The Kurdish forces have been pushed back to operating bases on several fronts in recent weeks, including Khazir, where airstrikes occurred early Saturday along the rolling hills in front of rebel-held territory.
“This has become a front line in the battle against ISIS,” said Mohammad Mohsin Ahmedi, an assistant to Rowsch Shaways, the country’s deputy prime minister, who was visiting the area Saturday. “The airstrikes and support we have received from the international community has been very useful in our efforts to stop the ISIS advance.”
ISIS is an abbreviation of another of the Islamic State’s translated names.

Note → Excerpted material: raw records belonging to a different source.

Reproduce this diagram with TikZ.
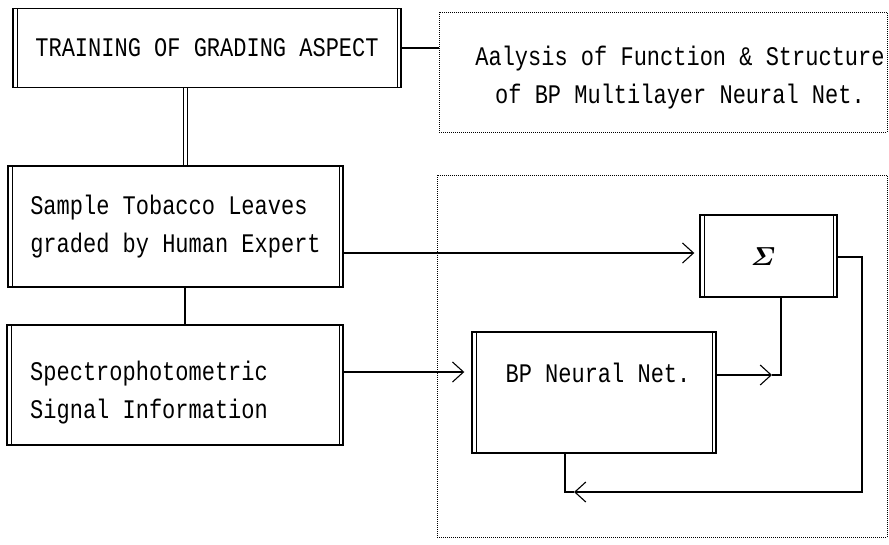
\documentclass[tikz,border=0pt]{standalone}
\usepackage{fontspec}
\setmonofont{Liberation Mono}
\usepackage{graphicx}
\usetikzlibrary{arrows.meta}
\newcommand{\tl}[1]{\scalebox{1}[1.22]{#1}}
\begin{document}
\begin{tikzpicture}[x=1pt,y=-1pt,
  box/.style={draw, line width=1.4pt, inner sep=0pt,
    path picture={
      \draw[line width=0.9pt] ([xshift=4pt]path picture bounding box.north west) -- ([xshift=4pt]path picture bounding box.south west);
      \draw[line width=0.9pt] ([xshift=-4pt]path picture bounding box.north east) -- ([xshift=-4pt]path picture bounding box.south east);
    }},
  dotbox/.style={draw, line width=0.7pt, dash pattern=on 1pt off 1pt, inner sep=0pt},
  txt/.style={font=\fontsize{22}{38}\selectfont\ttfamily, inner sep=0pt},
  conn/.style={line width=1.1pt},
  arr/.style={line width=1.1pt, -{Straight Barb[length=11pt, width=20pt, line width=1.1pt]}},
  thin/.style={line width=0.9pt}
]
\useasboundingbox (0,0) rectangle (889,544);

% boxes
\node[box, minimum width=388pt, minimum height=79pt, txt] (train) at (207,48) {\tl{TRAINING OF GRADING ASPECT}};
\node[dotbox, minimum width=448pt, minimum height=120pt] (anal) at (663,72) {};
\node[txt, align=center] (analt) at (680,78) {\tl{Aalysis of Function \& Structure}\\\tl{of BP Multilayer Neural Net.}};

\node[box, minimum width=335pt, minimum height=121pt, txt, align=left] (sample) at (175.5,226.5) {\tl{Sample Tobacco Leaves}\\\tl{graded by Human Expert}};
\node[box, minimum width=336pt, minimum height=120pt] (spec) at (175,385) {};
\node[txt, align=left, anchor=west] (spect) at (30,393) {\tl{Spectrophotometric}\\\tl{Signal Information}};

\node[dotbox, minimum width=450pt, minimum height=362pt] (sys) at (662,356) {};
\node[box, minimum width=137pt, minimum height=82pt, inner sep=0pt] (sigma) at (768.5,256) {};
\node[inner sep=0pt] (sigmat) at (763,257) {\scalebox{2.6}{\boldmath$\mathchar"7106$}};
\node[box, minimum width=244pt, minimum height=121pt] (bp) at (594,392.5) {};
\node[txt] (bpt) at (598,373) {\tl{BP Neural Net.}};

% helper coordinates
\coordinate (vx) at (185,0);
\coordinate (ya) at (0,253);
\coordinate (yb) at (0,372);
\coordinate (jx) at (781,375);
\coordinate (ys) at (0,257);
\coordinate (fb) at (862,492);
\coordinate (fc) at (565,492);

% connectors
\draw[conn] (train.east) -- (anal.west |- train.east);
\draw[thin] ([xshift=-2pt]train.south -| vx) -- ([xshift=-2pt]sample.north -| vx);
\draw[thin] ([xshift=2pt]train.south -| vx) -- ([xshift=2pt]sample.north -| vx);
\draw[conn] (sample.south -| vx) -- (spec.north -| vx);
\draw[arr] (sample.east |- ya) -- ([xshift=-5pt]sigma.west |- ya);
\draw[arr] (spec.east |- yb) -- ([xshift=-7pt]bp.west |- yb);
\draw[arr] (bp.east |- jx) -- ([xshift=-9pt]jx);
\draw[conn] ([xshift=-9pt]jx) -- (jx) -- (sigma.south -| jx);
\draw[arr] (sigma.east |- ys) -| (fb) -- ([xshift=9pt]fc);
\draw[conn] (bp.south -| fc) |- ([xshift=9pt]fc);
\end{tikzpicture}
\end{document}
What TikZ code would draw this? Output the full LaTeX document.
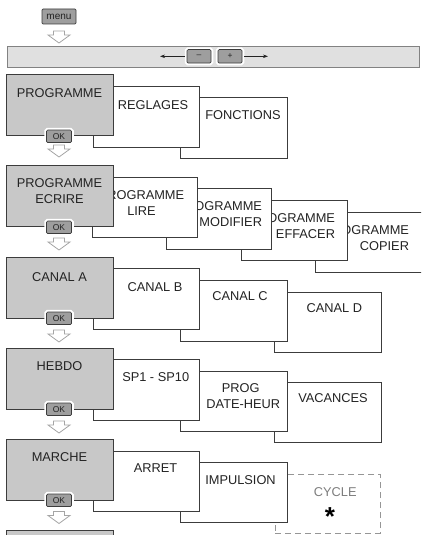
\documentclass[tikz,border=0pt]{standalone}
\usepackage{fontspec}
\setmainfont{Liberation Sans}
\usetikzlibrary{arrows.meta}
\definecolor{boxline}{RGB}{60,60,60}
\definecolor{mainfill}{RGB}{200,200,200}
\definecolor{barfill}{RGB}{224,224,224}
\definecolor{bargray}{RGB}{130,130,130}
\definecolor{btnfill}{RGB}{158,158,158}
\definecolor{arrowgray}{RGB}{165,165,165}
\definecolor{txt}{RGB}{35,35,35}
\definecolor{cyclegray}{RGB}{150,150,150}
\definecolor{cycletxt}{RGB}{125,125,125}
\begin{document}
\begin{tikzpicture}[x=1pt,y=-1pt,
 every node/.style={inner sep=0pt,outer sep=0pt},
 mainbox/.style={draw=boxline,fill=mainfill,line width=0.9pt,anchor=north west,minimum width=107pt,minimum height=61pt},
 subbox/.style={draw=boxline,fill=white,line width=0.9pt,anchor=north west,minimum height=61pt},
 cyclebox/.style={draw=cyclegray,dash pattern=on 6pt off 4pt,line width=0.9pt,anchor=north west,minimum height=59pt,minimum width=105pt},
 lbl/.style={font=\fontsize{12.8}{15}\selectfont,text=txt},
 btn/.style={draw=boxline,fill=btnfill,line width=0.7pt,rounded corners=1.2pt,font=\fontsize{8.5}{9}\selectfont,text=txt,minimum height=12.5pt,minimum width=25pt,preaction={draw=white,line width=4.5pt}},
 downarr/.style={draw=arrowgray,fill=white,line width=0.8pt,line join=miter},
 barline/.style={draw=txt,line width=0.6pt,shorten <=2pt,-{Stealth[length=5pt,width=3.5pt]}}
]
\newcommand\hollowdown[1]{\draw[downarr] (#1) ++(-5.5,-6) -- ++(11,0) -- ++(0,4) -- ++(5.5,0) -- ++(-11,8) -- ++(-11,-8) -- ++(5.5,0) -- cycle;}
\useasboundingbox (0,0) rectangle (421,535);
\clip (0,0) rectangle (421,535);

% menu and bar
\node[btn,minimum width=34pt,minimum height=15pt,font=\fontsize{10}{11}\selectfont] (menu) at (59,16.5) {menu};
\coordinate (dm) at (59,37);
\hollowdown{dm}
\node[draw=bargray,fill=barfill,line width=0.7pt,anchor=north west,minimum width=412pt,minimum height=21pt] (bar) at (7,46) {};
\coordinate (larr) at (160,56.3);
\coordinate (rarr) at (268,56.3);
\node[btn,minimum width=24pt,minimum height=13.5pt] (minus) at (199,56.3) {--};
\node[btn,minimum width=24pt,minimum height=13.5pt] (plus) at (230,56.3) {+};
\draw[barline] (minus) -- (larr);
\draw[barline] (plus) -- (rarr);

% row 1
\node[subbox,minimum width=107pt] (fonc) at (180,97) {};
\node[lbl] (foncT) at (243,115) {FONCTIONS};
\node[subbox,minimum width=106pt] (regl) at (93,86) {};
\node[lbl] (reglT) at (153,105) {REGLAGES};
\node[mainbox] (prog) at (6,74) {};
\node[lbl] (progT) at (59.5,93) {PROGRAMME};
\node[btn] (ok1) at (59,136.3) {OK};
\coordinate (d1) at (59,151);
\hollowdown{d1}

% row 2
\node[subbox,minimum width=115pt,minimum height=60pt] (copi) at (315,212) {};
\node[lbl,anchor=east] (copiT1) at (409,230) {PROGRAMME};
\node[lbl,anchor=east] (copiT2) at (409,246) {COPIER};
\node[subbox,minimum width=106pt,minimum height=60pt] (effa) at (241,200) {};
\node[lbl,anchor=east] (effaT1) at (335,218) {PROGRAMME};
\node[lbl,anchor=east] (effaT2) at (335,234) {EFFACER};
\node[subbox,minimum width=105pt] (modi) at (166,188) {};
\node[lbl,anchor=east] (modiT1) at (262,206) {PROGRAMME};
\node[lbl,anchor=east] (modiT2) at (262,222) {MODIFIER};
\node[subbox,minimum width=105pt,minimum height=60pt] (lire) at (92,177) {};
\node[lbl] (lireT1) at (141.5,195) {PROGRAMME};
\node[lbl] (lireT2) at (141.5,211) {LIRE};
\node[mainbox] (ecri) at (6,165) {};
\node[lbl] (ecriT1) at (59.5,183) {PROGRAMME};
\node[lbl] (ecriT2) at (59.5,199) {ECRIRE};
\node[btn] (ok2) at (59,227.3) {OK};
\coordinate (d2) at (59,244);
\hollowdown{d2}

% row 3
\node[subbox,minimum width=107pt,minimum height=60pt] (canD) at (274,292) {};
\node[lbl] (canDT) at (334.3,308.3) {CANAL D};
\node[subbox,minimum width=107pt] (canC) at (180,280) {};
\node[lbl] (canCT) at (240,296) {CANAL C};
\node[subbox,minimum width=106pt] (canB) at (93,268) {};
\node[lbl] (canBT) at (155,287.3) {CANAL B};
\node[mainbox] (canA) at (6,257) {};
\node[lbl] (canAT) at (59.5,276.7) {CANAL A};
\node[btn] (ok3) at (59,318.3) {OK};
\coordinate (d3) at (59,336);
\hollowdown{d3}

% row 4
\node[subbox,minimum width=107pt,minimum height=60pt] (vaca) at (274,382) {};
\node[lbl] (vacaT) at (333,398.3) {VACANCES};
\node[subbox,minimum width=107pt,minimum height=60pt] (prdh) at (180,371) {};
\node[lbl] (prdhT1) at (240.8,388.3) {PROG};
\node[lbl] (prdhT2) at (243.3,404) {DATE-HEUR};
\node[subbox,minimum width=106pt] (sp) at (93,359) {};
\node[lbl] (spT) at (155.7,377.3) {SP1 - SP10};
\node[mainbox] (hebd) at (6,348) {};
\node[lbl] (hebdT) at (59.5,366) {HEBDO};
\node[btn] (ok4) at (59,409.3) {OK};
\coordinate (d4) at (59,427);
\hollowdown{d4}

% row 5
\node[cyclebox] (cycl) at (275,474) {};
\node[font=\fontsize{12.8}{15}\selectfont,text=cycletxt] (cyclT) at (335.3,491.7) {CYCLE};
\node[font=\bfseries\fontsize{26}{26}\selectfont,text=black,anchor=north] (star) at (330,508) {*};
\node[subbox,minimum width=107pt,minimum height=60pt] (impu) at (180,462) {};
\node[lbl] (impuT) at (240.5,480) {IMPULSION};
\node[subbox,minimum width=106pt,minimum height=60pt] (arre) at (93,451) {};
\node[lbl] (arreT) at (155.5,468.3) {ARRET};
\node[mainbox] (marc) at (6,439) {};
\node[lbl] (marcT) at (59.5,457.3) {MARCHE};
\node[btn] (ok5) at (59,500.3) {OK};
\coordinate (d5) at (59,517.5);
\hollowdown{d5}

% row 6 (cut)
\node[mainbox] (next) at (6,530) {};
\end{tikzpicture}
\end{document}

It was unclear late Saturday whether U.S. or Iraqi forces had conducted the airstrikes.
Officials described the area as a crucial point along the road to Irbil, the capital of the Kurdish autonomous region in northern Iraq.
“If anyone breaks through this line, then that’s Irbil,” said Aziz Shwan Ahmed, the chief of staff in Shaways’ office. “This is defending the capital directly.”
The officials said that airstrikes had been semiregular in the past few days, and were not always a response to an imminent advance by the Sunni fighters. Kurdish fighters in the area said they did not call for the attacks Saturday morning or even see a militant push to prompt them.
“It wasn’t because they were advancing,” Mr. Ahmed said. “When the planes see ISIS movement they stop it.”